Donald Trump fue mucho más explícito al afirmar que, a su juicio, Assad era el menor de dos males en comparación con los yihadistas. En su discurso de campaña de 2016, el actual presidente electo dijo: “No me gusta Assad en absoluto, pero Assad está matando a ISIS. Rusia está matando a ISIS e Irán está matando a ISIS”.
Las políticas de Trump durante su primer mandato también reflejaron una agenda en Siria que se centró exclusivamente en ISIS. Después de degradar la presencia de grupos terroristas en el país en colaboración con los aliados kurdos, consideró que su negocio en Siria había terminado y ordenó la retirada de las tropas estadounidenses del país (que nunca se completó).

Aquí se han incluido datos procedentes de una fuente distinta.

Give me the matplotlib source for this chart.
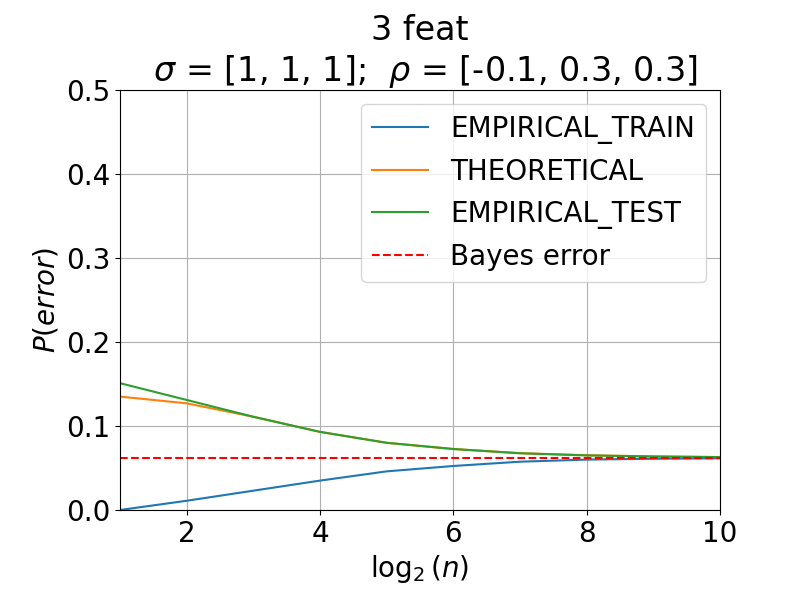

Por su parte, la administración Biden mostró poco entusiasmo por involucrarse profundamente en Siria, y mucho menos en iniciativas para cambiar el régimen. Según informes recientes de los medios, la Casa Blanca, en coordinación con los Emiratos Árabes Unidos, incluso estaba considerando un acercamiento a Asad a cambio de que este último se distanciara del eje de resistencia liderado por Irán.
Tras la salida de Assad, los funcionarios estadounidenses han adoptado un tono notablemente cauteloso y optimista, advirtiendo que grupos como ISIS podrían ver ahora una oportunidad para reagruparse.